▶ **TASK GOAL**
Check each line of the data for "code" and select those that have it.

▶ **INPUT FOR THIS TASK**
^^^^^^^^^^^^^^^^
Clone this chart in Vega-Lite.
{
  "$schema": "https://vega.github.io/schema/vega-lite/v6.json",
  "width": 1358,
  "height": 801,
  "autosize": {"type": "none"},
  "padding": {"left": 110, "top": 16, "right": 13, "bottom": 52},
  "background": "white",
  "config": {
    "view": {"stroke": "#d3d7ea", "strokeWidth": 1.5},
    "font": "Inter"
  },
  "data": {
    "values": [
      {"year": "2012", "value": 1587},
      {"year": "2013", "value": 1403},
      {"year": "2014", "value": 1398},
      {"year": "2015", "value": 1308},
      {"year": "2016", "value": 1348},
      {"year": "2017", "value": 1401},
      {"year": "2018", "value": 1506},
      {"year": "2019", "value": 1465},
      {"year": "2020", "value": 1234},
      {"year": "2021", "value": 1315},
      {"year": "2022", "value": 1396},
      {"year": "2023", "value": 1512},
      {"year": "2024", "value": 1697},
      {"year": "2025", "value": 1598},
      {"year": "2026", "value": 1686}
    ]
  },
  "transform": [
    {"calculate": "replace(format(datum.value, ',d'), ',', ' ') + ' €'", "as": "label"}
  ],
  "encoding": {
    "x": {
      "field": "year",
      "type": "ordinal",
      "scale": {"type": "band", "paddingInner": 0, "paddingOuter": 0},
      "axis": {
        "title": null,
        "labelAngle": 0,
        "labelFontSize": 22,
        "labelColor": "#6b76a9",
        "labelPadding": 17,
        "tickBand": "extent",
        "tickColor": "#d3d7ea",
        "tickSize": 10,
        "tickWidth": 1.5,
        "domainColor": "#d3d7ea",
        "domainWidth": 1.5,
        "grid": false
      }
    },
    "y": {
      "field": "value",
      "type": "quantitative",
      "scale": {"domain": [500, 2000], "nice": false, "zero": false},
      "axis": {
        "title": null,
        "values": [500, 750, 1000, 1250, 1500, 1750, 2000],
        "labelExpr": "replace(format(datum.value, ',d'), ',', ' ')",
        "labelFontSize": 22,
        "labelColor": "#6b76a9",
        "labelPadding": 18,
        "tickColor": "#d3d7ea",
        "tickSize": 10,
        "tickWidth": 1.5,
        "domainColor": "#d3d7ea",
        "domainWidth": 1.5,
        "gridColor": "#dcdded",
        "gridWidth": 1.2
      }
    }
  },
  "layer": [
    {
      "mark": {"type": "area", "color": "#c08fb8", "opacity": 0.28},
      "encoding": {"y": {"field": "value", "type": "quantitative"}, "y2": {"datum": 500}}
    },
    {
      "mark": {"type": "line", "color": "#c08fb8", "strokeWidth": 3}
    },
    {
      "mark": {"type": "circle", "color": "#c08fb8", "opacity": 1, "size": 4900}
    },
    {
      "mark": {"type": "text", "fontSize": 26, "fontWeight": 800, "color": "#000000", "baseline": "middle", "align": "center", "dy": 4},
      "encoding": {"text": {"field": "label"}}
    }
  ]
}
^^^^^^^^^^^^^^^^
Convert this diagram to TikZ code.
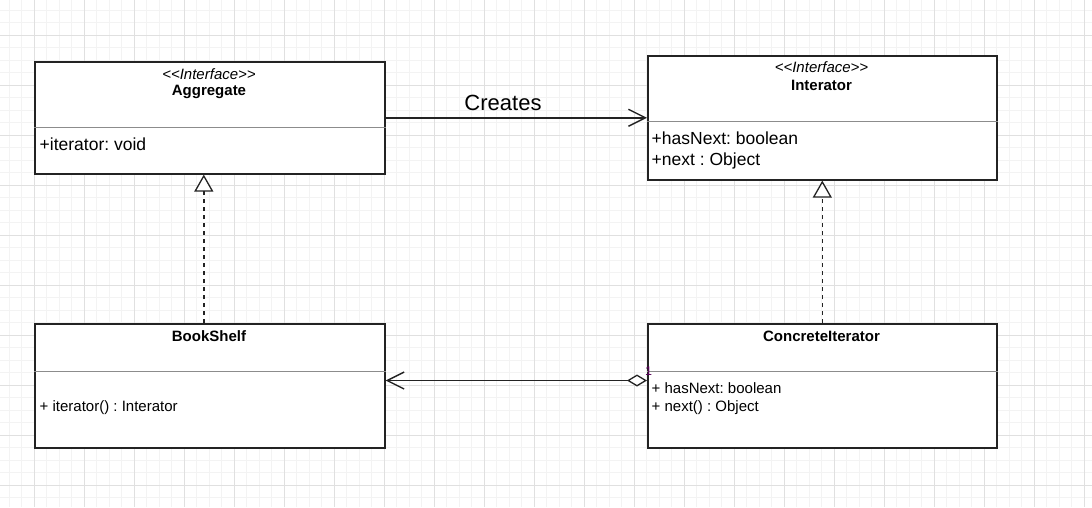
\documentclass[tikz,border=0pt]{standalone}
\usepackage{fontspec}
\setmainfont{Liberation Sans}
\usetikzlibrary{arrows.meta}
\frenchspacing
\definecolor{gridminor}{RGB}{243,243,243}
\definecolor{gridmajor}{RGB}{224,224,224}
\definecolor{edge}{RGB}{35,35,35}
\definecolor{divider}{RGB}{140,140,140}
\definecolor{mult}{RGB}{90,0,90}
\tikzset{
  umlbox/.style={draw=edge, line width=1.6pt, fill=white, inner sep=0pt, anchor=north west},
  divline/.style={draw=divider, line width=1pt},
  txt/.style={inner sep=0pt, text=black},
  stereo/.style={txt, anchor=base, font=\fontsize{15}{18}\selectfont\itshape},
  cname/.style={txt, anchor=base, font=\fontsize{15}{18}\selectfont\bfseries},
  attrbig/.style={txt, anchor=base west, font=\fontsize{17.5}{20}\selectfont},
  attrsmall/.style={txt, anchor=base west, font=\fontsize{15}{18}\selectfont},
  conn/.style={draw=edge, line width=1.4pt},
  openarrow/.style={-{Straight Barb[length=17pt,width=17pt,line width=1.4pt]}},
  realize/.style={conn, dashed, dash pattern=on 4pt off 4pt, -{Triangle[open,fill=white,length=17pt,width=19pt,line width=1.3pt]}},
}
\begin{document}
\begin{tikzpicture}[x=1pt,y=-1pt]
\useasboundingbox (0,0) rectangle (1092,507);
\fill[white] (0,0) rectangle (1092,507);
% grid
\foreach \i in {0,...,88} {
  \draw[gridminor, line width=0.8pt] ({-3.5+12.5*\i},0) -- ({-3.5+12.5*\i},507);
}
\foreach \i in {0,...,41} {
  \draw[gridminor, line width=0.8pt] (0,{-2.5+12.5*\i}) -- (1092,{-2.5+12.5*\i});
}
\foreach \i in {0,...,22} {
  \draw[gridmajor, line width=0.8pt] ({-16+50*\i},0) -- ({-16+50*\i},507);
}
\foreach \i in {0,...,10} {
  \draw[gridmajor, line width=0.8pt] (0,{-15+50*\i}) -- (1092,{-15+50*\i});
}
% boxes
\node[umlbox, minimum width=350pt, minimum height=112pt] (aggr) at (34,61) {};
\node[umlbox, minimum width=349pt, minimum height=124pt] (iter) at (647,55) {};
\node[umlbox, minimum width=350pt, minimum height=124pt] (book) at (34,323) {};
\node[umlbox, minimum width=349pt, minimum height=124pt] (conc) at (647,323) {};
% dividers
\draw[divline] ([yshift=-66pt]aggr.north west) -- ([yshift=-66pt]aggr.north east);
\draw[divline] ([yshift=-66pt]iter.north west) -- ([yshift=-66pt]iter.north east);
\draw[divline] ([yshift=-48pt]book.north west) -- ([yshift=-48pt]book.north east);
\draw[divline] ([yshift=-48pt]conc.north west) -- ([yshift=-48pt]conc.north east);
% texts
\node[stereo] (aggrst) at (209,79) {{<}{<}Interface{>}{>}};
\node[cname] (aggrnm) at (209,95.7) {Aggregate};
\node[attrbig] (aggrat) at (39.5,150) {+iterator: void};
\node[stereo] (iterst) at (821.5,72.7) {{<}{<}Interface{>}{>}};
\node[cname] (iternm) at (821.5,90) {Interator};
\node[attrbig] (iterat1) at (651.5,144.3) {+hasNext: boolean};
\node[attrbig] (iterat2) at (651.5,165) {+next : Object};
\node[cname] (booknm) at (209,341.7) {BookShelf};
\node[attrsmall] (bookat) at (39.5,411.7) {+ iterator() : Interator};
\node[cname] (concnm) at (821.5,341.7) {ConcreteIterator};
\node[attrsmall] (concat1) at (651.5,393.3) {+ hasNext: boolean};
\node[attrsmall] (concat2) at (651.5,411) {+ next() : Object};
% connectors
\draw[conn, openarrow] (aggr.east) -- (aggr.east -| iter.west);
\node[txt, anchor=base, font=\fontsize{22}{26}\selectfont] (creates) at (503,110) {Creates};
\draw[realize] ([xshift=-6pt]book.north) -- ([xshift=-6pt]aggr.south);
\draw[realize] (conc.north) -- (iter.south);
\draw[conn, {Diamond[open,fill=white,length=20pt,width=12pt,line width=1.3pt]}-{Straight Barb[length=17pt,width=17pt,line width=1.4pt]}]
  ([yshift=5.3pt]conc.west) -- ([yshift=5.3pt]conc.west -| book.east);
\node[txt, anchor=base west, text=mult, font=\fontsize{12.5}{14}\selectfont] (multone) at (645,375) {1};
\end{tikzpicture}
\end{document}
^^^^^^^^^^^^^^^^
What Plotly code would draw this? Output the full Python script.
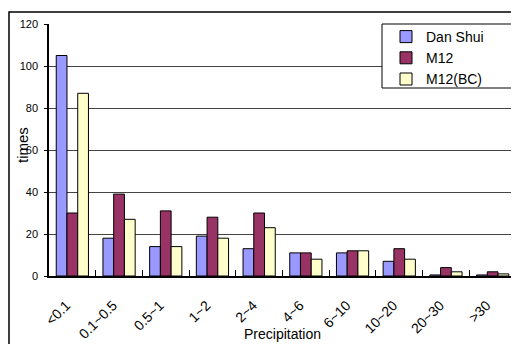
^^^^^^^^^^^^^^^^
▶ **TASK RESULT**
Convert this diagram to TikZ code.
What Plotly code would draw this? Output the full Python script.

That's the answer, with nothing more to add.